Entries with chart source code:

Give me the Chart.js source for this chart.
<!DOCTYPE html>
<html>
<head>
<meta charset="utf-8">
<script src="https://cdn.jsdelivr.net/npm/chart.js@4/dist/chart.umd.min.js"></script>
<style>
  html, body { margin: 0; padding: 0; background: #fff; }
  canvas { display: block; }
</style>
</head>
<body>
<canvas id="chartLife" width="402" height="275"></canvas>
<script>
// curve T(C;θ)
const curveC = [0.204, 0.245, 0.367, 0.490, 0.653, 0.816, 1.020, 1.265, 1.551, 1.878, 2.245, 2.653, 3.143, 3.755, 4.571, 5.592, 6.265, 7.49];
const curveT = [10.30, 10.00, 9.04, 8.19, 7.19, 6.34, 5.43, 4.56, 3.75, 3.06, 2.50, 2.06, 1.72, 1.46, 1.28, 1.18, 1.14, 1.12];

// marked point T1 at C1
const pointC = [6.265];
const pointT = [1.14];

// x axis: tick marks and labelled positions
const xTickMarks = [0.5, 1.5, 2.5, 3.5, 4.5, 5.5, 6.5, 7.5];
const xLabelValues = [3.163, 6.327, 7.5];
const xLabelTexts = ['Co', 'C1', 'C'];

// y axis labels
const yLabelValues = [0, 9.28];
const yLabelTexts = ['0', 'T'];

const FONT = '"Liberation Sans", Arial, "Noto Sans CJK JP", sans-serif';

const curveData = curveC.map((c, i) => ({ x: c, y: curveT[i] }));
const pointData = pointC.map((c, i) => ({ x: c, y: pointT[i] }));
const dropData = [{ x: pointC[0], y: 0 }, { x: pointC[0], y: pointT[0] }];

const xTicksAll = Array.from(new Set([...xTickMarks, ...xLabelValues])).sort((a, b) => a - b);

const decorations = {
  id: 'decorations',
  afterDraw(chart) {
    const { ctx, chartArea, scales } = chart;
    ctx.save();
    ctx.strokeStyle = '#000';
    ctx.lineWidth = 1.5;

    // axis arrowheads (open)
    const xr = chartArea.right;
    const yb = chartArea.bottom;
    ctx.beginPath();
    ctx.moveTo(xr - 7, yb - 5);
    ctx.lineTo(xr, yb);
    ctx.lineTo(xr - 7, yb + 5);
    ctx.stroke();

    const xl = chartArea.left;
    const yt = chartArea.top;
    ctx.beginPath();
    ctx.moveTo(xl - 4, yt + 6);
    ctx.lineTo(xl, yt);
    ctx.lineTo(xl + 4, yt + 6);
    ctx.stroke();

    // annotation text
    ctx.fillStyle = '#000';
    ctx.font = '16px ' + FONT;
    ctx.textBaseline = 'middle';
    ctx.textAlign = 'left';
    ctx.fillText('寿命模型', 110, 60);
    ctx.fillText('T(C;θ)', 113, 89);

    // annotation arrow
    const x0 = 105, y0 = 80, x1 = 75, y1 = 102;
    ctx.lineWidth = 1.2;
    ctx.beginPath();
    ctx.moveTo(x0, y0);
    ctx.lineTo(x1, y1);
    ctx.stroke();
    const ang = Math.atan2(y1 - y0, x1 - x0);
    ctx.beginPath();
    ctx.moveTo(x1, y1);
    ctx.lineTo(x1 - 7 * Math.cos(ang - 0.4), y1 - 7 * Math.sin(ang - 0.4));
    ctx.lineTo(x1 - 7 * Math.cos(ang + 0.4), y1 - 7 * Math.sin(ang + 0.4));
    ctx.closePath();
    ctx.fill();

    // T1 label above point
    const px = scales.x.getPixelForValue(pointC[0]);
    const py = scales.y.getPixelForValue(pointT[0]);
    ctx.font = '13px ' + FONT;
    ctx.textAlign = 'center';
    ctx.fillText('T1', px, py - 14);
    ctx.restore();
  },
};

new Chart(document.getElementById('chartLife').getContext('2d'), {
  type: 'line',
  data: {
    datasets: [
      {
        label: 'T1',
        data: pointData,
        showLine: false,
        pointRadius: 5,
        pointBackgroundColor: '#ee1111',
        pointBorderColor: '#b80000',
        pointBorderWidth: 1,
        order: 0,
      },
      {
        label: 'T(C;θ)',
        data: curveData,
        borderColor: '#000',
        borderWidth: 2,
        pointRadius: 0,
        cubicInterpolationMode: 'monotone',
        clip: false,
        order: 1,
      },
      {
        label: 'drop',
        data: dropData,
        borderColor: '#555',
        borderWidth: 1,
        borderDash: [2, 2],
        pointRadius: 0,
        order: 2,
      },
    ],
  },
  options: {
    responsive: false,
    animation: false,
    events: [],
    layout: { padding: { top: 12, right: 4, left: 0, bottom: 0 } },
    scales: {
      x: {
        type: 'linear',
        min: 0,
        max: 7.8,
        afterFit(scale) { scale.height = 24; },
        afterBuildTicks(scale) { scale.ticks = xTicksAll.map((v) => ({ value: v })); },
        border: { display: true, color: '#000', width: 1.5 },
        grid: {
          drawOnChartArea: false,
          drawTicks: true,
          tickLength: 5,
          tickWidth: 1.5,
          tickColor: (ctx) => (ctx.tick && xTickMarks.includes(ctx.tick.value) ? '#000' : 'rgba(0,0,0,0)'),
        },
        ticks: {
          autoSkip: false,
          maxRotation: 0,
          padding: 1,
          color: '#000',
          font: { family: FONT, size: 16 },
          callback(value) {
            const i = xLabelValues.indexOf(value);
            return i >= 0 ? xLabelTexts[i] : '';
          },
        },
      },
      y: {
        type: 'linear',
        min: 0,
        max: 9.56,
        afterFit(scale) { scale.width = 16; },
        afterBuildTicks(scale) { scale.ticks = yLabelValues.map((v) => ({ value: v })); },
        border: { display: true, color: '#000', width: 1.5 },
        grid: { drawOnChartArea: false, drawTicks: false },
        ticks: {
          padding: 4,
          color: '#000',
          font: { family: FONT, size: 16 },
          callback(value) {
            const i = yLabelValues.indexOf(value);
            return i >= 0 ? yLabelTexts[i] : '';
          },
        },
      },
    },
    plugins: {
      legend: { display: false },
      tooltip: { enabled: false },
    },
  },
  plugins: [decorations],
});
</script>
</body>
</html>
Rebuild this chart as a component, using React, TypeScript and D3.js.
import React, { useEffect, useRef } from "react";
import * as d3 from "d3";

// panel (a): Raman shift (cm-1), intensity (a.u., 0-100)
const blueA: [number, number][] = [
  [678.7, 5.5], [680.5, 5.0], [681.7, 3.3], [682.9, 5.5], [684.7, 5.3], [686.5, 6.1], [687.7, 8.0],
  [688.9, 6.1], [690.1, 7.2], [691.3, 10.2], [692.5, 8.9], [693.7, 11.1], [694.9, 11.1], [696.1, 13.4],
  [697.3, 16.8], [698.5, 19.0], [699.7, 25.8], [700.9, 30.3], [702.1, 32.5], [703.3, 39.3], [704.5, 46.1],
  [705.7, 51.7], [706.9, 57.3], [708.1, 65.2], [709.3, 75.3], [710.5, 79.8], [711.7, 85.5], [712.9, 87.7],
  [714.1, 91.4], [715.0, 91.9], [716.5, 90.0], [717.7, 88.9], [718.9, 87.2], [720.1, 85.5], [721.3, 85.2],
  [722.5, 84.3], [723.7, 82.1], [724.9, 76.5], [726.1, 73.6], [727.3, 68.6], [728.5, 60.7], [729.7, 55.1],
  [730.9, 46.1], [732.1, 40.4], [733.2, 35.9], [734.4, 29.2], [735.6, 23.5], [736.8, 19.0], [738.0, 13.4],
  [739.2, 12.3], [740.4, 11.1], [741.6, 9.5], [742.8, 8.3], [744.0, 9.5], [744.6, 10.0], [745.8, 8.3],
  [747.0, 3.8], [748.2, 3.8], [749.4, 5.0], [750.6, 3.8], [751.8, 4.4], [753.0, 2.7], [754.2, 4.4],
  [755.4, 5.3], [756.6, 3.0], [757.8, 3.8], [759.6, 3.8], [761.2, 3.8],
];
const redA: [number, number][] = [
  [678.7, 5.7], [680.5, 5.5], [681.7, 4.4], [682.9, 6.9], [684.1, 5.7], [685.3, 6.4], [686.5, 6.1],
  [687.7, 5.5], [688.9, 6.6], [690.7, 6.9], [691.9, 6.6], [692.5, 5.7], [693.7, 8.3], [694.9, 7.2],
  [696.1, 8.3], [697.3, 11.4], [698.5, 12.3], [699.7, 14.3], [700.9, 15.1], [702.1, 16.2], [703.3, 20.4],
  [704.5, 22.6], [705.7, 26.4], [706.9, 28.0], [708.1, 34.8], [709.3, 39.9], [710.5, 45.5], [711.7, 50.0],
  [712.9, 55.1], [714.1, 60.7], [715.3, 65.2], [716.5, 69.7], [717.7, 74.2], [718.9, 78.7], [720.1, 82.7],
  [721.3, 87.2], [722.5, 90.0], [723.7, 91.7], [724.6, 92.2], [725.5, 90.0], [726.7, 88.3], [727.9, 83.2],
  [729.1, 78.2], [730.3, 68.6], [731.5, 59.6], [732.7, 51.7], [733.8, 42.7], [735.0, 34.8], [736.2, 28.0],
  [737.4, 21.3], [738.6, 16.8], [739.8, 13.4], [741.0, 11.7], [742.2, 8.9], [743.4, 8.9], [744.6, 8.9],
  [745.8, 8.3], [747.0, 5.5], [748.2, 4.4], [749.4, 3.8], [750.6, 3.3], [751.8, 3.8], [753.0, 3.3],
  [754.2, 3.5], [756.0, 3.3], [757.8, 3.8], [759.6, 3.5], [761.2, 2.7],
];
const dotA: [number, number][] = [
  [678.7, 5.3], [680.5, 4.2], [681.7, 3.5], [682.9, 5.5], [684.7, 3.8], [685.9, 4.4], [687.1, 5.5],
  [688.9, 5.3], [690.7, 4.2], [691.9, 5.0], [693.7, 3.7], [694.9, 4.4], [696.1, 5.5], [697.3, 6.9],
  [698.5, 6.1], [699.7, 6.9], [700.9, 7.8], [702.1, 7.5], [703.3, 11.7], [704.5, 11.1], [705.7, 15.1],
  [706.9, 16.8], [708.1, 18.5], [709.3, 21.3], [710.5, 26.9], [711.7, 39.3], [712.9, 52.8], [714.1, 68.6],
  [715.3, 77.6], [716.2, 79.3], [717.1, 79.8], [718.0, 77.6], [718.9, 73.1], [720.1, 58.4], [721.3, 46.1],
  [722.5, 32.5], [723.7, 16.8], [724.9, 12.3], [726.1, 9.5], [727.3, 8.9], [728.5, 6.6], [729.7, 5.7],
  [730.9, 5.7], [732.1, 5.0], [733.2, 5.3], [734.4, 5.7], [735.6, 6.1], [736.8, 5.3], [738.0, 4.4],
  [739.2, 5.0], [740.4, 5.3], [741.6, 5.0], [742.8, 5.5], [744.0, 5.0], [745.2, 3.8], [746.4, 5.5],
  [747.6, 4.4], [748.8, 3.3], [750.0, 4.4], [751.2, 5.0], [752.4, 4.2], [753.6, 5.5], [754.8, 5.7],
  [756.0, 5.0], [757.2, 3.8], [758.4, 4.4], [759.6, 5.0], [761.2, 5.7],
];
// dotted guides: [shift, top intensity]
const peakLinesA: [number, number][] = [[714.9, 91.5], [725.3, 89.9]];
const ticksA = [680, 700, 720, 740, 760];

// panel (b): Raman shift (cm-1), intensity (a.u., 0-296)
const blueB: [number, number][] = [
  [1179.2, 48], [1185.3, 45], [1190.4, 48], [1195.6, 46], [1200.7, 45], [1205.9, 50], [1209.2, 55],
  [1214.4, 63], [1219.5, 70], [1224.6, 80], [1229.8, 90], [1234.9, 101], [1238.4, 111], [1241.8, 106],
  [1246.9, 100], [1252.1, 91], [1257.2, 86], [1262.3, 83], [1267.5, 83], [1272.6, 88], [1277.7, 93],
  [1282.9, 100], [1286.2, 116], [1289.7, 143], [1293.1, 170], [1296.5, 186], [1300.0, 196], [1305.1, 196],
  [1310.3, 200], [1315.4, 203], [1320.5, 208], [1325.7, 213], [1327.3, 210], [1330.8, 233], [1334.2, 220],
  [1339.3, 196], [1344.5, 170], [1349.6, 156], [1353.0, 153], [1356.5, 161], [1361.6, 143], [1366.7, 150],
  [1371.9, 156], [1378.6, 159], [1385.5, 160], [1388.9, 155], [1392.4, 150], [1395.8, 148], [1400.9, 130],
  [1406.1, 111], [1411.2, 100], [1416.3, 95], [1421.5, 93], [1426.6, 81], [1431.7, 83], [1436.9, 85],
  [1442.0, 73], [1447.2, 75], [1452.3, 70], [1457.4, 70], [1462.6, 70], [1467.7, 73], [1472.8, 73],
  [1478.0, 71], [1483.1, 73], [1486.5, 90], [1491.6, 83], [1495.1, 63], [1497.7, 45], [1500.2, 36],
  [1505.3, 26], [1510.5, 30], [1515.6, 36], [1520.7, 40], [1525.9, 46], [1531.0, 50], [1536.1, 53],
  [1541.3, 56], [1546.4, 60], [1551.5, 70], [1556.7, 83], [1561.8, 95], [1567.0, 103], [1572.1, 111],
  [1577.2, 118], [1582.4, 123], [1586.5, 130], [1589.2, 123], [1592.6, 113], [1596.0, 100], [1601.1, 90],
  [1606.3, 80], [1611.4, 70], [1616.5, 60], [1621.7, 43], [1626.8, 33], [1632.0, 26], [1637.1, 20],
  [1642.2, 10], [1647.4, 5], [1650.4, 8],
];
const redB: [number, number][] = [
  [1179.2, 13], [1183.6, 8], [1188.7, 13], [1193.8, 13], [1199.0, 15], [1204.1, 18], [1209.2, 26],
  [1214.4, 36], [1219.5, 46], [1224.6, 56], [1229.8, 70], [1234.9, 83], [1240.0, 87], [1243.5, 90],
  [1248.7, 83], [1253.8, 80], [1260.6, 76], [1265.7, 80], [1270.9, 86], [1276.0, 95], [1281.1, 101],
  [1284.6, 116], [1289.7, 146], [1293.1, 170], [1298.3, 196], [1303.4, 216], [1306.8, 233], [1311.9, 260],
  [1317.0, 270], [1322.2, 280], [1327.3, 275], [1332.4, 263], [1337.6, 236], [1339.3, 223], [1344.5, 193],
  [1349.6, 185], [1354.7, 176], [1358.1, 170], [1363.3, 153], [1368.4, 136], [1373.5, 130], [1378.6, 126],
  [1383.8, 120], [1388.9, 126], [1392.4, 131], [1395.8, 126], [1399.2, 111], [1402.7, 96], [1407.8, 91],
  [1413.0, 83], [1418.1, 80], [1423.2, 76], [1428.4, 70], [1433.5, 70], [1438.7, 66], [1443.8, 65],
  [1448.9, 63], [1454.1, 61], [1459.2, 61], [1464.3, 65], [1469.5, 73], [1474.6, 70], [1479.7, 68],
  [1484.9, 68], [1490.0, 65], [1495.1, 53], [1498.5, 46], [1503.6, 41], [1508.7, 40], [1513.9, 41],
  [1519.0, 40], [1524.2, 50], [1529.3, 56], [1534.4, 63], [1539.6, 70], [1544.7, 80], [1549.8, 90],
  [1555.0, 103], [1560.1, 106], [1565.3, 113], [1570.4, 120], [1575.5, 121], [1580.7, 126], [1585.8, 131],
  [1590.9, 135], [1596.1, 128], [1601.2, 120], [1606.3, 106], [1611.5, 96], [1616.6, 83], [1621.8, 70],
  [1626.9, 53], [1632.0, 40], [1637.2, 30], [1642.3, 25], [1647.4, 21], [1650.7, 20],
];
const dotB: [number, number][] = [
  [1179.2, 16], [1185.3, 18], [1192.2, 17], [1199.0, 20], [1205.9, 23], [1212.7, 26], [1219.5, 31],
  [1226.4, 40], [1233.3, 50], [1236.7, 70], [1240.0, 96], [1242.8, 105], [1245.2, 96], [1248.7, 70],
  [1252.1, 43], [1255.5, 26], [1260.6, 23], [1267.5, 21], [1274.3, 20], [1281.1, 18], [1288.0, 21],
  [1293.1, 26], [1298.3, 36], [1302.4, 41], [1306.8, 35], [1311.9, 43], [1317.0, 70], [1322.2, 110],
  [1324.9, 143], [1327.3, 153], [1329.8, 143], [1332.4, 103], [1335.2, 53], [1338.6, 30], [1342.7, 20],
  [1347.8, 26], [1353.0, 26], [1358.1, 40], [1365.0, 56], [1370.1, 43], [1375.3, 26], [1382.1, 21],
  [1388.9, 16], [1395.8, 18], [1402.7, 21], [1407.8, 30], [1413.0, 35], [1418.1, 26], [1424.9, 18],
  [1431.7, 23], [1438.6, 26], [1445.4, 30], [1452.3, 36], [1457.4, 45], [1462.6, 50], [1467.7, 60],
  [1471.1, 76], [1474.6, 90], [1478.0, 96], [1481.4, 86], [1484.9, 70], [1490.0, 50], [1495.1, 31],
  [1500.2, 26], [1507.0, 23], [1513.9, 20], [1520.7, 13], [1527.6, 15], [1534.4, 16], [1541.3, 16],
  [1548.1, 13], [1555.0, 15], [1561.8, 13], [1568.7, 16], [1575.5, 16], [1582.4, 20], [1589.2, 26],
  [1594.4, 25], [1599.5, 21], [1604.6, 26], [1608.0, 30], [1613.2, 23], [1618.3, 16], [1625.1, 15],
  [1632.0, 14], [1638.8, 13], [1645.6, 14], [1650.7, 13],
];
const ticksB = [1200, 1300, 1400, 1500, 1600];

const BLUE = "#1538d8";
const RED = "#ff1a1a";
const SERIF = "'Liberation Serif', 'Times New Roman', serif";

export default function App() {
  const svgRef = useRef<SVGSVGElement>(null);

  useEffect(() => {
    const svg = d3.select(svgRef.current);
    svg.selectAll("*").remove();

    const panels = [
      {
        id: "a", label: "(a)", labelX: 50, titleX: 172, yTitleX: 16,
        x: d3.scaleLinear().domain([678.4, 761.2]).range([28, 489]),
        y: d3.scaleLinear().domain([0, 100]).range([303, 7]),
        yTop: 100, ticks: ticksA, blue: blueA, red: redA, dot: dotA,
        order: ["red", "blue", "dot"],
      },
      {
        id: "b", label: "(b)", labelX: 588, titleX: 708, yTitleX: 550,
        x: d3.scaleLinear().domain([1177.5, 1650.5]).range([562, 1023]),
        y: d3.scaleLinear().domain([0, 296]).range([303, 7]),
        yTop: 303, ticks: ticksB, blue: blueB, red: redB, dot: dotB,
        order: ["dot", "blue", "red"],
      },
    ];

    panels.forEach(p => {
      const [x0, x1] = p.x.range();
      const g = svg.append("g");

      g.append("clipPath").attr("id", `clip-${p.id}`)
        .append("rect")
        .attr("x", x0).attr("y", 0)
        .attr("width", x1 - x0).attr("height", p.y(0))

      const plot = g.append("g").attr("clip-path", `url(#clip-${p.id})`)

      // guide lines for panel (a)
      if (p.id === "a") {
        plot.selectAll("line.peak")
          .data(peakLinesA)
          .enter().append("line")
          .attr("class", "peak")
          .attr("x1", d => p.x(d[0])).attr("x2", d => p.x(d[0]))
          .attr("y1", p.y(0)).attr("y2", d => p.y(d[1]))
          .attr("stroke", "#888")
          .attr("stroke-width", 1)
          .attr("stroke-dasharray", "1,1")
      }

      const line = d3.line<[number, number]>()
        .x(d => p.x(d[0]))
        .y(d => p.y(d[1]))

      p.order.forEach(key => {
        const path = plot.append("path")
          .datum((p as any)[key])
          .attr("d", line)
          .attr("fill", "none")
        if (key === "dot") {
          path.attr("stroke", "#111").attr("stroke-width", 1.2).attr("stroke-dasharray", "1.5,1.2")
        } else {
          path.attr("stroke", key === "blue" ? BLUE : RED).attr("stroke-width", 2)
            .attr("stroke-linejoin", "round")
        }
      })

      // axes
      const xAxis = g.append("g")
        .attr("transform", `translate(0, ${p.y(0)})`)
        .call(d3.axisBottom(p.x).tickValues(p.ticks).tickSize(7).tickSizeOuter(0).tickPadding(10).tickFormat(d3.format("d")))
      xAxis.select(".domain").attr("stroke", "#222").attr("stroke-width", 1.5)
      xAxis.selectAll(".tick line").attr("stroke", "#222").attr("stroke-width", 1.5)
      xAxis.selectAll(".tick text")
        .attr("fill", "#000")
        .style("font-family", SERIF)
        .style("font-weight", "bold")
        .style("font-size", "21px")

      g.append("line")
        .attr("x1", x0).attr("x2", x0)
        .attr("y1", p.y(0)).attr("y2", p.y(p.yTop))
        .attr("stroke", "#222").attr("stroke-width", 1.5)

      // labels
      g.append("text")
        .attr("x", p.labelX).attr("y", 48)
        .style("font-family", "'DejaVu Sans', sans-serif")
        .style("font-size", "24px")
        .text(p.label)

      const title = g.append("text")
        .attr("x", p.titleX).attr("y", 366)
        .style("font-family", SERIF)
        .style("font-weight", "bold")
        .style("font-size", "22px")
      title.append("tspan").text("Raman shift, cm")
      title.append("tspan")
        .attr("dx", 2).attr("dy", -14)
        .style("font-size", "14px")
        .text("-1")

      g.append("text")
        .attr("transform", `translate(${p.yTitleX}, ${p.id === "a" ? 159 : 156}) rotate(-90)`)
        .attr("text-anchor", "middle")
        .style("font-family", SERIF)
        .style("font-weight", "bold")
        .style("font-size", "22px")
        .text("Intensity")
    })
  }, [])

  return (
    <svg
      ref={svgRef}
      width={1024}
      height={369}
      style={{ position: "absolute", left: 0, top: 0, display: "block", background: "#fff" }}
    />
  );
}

Given problem »
Start with the line that contains "Rebuild this chart" and end with the line that contains "import * as"; give those lines again exactly, and no others.

Written solution »
Rebuild this chart as a component, using React, TypeScript and D3.js.
import React, { useEffect, useRef } from "react";
import * as d3 from "d3";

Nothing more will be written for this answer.